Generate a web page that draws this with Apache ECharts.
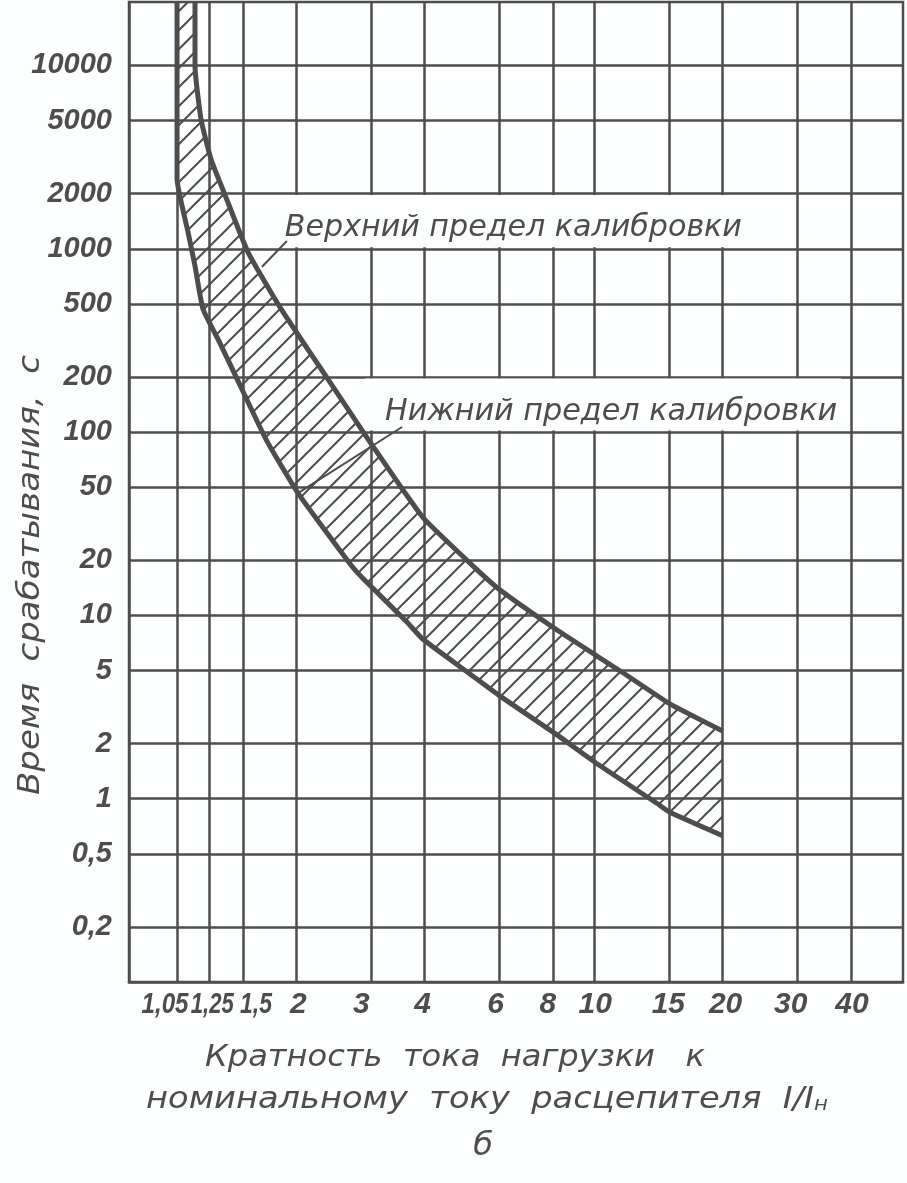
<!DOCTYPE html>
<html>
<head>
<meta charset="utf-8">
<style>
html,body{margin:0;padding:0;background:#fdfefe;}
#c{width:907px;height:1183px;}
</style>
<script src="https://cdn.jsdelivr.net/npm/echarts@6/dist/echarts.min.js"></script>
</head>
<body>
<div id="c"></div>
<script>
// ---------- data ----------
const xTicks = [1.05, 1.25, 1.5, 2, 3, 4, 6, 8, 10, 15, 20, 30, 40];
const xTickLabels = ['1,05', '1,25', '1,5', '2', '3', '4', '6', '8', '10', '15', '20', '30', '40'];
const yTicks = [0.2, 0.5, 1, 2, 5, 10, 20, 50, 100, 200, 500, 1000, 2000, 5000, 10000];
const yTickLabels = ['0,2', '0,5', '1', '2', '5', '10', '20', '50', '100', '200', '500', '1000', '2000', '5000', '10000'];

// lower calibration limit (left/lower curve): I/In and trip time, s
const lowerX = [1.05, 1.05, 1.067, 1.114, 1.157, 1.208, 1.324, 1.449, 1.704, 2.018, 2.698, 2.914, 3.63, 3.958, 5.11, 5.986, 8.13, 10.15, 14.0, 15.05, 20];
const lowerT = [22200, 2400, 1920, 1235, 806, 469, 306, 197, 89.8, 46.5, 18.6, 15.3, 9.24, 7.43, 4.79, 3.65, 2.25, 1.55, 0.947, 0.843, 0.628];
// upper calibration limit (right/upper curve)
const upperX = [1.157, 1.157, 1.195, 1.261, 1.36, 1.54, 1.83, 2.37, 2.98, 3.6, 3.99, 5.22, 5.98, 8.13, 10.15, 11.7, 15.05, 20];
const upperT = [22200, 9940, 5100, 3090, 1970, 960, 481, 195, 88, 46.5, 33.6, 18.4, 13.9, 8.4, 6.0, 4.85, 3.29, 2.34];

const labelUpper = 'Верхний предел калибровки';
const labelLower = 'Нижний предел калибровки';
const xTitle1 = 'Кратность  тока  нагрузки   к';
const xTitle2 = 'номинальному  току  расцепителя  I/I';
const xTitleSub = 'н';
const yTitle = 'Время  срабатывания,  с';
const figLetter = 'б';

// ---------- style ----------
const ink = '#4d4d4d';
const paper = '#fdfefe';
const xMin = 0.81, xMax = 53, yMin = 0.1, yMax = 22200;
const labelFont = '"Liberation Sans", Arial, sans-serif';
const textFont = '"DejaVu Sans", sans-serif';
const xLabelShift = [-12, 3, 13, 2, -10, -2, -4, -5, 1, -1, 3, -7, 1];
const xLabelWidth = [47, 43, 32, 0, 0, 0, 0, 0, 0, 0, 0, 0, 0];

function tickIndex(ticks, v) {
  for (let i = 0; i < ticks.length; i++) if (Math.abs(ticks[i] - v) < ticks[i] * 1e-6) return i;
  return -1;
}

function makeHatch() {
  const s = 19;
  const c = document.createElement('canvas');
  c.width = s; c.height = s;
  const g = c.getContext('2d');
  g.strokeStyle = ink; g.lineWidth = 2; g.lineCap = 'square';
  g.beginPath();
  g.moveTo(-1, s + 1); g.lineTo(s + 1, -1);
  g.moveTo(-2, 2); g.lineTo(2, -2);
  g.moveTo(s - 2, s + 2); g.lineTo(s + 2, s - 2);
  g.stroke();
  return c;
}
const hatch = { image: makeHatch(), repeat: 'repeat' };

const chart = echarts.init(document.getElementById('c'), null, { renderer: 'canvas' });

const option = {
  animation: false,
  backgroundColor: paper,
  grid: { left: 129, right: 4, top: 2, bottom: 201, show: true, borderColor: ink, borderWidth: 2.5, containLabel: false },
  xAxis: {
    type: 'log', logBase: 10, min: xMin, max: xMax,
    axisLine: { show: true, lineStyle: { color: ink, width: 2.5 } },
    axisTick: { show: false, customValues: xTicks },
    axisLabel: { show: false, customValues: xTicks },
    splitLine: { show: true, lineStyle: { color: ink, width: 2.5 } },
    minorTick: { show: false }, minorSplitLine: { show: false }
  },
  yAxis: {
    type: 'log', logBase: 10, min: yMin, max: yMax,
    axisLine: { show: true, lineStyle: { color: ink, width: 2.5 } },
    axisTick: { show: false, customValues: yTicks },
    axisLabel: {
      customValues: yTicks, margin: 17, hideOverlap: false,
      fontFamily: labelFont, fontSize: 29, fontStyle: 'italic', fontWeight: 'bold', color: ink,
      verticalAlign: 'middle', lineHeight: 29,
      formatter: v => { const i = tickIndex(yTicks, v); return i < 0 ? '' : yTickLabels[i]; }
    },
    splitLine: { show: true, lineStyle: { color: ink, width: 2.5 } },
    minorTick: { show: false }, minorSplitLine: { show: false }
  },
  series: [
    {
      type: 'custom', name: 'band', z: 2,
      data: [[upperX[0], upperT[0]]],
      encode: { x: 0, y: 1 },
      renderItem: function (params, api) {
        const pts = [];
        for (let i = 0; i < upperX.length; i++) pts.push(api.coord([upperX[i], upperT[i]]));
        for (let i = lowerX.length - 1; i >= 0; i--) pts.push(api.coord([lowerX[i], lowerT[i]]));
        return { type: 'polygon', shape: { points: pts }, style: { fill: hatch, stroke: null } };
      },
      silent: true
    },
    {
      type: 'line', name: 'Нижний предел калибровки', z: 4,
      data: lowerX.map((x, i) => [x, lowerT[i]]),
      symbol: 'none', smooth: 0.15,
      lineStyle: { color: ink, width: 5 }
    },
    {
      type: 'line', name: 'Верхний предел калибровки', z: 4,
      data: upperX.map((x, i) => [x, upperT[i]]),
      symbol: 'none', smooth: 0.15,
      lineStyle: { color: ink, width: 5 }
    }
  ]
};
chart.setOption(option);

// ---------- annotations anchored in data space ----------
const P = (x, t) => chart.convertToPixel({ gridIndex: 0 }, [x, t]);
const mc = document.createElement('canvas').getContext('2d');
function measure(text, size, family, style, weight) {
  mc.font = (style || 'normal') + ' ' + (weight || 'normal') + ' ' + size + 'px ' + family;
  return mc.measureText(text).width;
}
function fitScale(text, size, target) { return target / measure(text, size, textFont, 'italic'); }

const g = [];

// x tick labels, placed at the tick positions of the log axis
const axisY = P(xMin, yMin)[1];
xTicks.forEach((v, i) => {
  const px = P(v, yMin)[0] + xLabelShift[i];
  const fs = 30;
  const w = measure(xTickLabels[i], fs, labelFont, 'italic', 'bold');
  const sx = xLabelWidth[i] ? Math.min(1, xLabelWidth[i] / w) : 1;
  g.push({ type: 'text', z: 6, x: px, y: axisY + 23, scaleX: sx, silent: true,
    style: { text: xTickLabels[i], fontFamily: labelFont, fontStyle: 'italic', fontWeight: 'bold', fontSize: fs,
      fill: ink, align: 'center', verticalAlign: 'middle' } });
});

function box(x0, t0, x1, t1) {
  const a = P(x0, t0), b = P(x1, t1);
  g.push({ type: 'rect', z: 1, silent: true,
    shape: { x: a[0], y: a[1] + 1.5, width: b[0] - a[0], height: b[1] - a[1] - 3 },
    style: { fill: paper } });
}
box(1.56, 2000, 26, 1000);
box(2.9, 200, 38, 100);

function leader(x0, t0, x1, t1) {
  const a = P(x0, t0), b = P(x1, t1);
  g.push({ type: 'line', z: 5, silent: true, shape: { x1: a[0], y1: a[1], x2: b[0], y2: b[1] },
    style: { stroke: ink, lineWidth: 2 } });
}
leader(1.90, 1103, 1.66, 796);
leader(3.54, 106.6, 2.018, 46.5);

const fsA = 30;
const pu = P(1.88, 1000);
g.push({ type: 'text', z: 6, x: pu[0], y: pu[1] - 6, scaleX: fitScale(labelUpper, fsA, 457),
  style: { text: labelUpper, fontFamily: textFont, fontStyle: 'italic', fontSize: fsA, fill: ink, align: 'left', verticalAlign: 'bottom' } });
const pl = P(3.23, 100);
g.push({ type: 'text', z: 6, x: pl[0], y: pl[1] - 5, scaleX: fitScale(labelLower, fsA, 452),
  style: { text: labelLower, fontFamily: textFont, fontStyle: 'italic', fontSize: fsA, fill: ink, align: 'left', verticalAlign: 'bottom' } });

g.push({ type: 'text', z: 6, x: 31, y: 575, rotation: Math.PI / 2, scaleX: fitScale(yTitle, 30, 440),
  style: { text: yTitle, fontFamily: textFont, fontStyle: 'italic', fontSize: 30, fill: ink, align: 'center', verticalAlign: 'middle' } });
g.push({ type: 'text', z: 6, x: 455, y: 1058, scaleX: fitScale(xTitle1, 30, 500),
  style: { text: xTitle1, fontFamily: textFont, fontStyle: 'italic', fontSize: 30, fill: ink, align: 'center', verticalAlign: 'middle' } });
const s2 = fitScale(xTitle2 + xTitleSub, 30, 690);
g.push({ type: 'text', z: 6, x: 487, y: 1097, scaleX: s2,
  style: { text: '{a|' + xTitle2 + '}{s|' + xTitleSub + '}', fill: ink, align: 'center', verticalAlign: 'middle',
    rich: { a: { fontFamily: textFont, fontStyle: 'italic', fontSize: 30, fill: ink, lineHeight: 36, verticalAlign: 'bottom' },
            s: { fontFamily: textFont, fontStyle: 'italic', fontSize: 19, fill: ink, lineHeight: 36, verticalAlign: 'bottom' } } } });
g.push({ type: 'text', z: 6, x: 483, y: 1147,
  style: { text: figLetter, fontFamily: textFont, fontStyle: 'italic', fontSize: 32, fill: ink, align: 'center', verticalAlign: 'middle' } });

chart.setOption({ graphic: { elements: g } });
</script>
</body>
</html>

####################

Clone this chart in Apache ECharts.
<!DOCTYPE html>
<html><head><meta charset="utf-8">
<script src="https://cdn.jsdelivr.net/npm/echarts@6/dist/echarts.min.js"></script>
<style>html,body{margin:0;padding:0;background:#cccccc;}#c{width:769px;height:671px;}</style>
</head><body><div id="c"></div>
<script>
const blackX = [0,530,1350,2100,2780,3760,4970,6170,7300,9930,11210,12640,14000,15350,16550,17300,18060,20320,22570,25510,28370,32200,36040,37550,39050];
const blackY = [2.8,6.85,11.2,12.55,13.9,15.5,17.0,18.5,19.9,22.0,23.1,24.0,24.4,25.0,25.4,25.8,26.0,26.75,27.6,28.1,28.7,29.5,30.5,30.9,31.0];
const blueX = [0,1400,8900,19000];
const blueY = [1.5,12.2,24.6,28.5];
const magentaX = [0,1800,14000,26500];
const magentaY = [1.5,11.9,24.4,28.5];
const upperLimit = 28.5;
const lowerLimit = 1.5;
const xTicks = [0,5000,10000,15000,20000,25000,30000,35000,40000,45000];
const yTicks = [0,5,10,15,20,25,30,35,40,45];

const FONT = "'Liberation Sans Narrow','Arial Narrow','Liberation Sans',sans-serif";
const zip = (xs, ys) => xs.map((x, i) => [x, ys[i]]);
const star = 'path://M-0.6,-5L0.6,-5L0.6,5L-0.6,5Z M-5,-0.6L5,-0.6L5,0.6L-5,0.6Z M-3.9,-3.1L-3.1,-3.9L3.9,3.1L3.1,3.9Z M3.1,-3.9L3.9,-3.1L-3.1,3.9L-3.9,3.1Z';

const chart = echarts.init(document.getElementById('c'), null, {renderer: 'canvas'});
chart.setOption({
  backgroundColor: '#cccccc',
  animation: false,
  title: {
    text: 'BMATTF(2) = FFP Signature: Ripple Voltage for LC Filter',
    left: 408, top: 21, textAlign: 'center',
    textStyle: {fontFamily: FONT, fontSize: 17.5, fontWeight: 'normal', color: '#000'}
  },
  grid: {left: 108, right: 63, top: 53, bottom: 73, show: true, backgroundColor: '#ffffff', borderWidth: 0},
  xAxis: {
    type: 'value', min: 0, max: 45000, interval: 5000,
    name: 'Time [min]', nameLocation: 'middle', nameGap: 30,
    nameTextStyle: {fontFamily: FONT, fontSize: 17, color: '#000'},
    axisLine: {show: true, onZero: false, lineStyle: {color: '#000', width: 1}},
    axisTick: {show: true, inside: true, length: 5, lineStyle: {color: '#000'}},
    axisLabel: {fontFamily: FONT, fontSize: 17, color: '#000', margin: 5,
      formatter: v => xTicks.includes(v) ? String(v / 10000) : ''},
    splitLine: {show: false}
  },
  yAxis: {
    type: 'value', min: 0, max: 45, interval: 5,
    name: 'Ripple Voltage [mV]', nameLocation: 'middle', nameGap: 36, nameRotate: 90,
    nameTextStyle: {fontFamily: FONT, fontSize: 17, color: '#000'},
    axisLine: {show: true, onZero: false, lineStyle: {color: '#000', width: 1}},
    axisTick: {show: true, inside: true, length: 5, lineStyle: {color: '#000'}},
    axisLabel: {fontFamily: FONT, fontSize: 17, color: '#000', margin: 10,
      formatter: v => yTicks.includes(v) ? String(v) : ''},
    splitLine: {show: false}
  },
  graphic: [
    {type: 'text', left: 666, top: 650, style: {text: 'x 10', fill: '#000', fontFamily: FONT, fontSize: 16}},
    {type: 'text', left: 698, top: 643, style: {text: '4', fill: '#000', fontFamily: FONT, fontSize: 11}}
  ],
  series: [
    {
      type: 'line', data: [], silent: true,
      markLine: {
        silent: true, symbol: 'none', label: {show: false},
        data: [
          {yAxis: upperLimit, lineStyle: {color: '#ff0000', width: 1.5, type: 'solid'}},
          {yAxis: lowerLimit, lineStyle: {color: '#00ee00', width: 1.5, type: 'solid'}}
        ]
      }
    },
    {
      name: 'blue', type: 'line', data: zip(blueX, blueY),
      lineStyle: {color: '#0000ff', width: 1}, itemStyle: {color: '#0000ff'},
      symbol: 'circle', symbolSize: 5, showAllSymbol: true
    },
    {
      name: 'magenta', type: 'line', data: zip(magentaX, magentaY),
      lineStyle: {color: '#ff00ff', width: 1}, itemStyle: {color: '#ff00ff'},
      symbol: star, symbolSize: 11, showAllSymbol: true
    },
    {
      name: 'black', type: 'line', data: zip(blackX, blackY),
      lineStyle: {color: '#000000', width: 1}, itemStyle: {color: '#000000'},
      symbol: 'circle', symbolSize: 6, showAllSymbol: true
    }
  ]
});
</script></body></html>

####################

Output exactly one stretch of the listing: from the line containing "Clone this chart in Apache ECharts." through the line containing "const star = 'path://M-0.6,-5L0.6,-5L0.6,5L-0.6,5Z", both end lines included.

▶ [Correct output]:
Clone this chart in Apache ECharts.
<!DOCTYPE html>
<html><head><meta charset="utf-8">
<script src="https://cdn.jsdelivr.net/npm/echarts@6/dist/echarts.min.js"></script>
<style>html,body{margin:0;padding:0;background:#cccccc;}#c{width:769px;height:671px;}</style>
</head><body><div id="c"></div>
<script>
const blackX = [0,530,1350,2100,2780,3760,4970,6170,7300,9930,11210,12640,14000,15350,16550,17300,18060,20320,22570,25510,28370,32200,36040,37550,39050];
const blackY = [2.8,6.85,11.2,12.55,13.9,15.5,17.0,18.5,19.9,22.0,23.1,24.0,24.4,25.0,25.4,25.8,26.0,26.75,27.6,28.1,28.7,29.5,30.5,30.9,31.0];
const blueX = [0,1400,8900,19000];
const blueY = [1.5,12.2,24.6,28.5];
const magentaX = [0,1800,14000,26500];
const magentaY = [1.5,11.9,24.4,28.5];
const upperLimit = 28.5;
const lowerLimit = 1.5;
const xTicks = [0,5000,10000,15000,20000,25000,30000,35000,40000,45000];
const yTicks = [0,5,10,15,20,25,30,35,40,45];

const FONT = "'Liberation Sans Narrow','Arial Narrow','Liberation Sans',sans-serif";
const zip = (xs, ys) => xs.map((x, i) => [x, ys[i]]);
const star = 'path://M-0.6,-5L0.6,-5L0.6,5L-0.6,5Z M-5,-0.6L5,-0.6L5,0.6L-5,0.6Z M-3.9,-3.1L-3.1,-3.9L3.9,3.1L3.1,3.9Z M3.1,-3.9L3.9,-3.1L-3.1,3.9L-3.9,3.1Z';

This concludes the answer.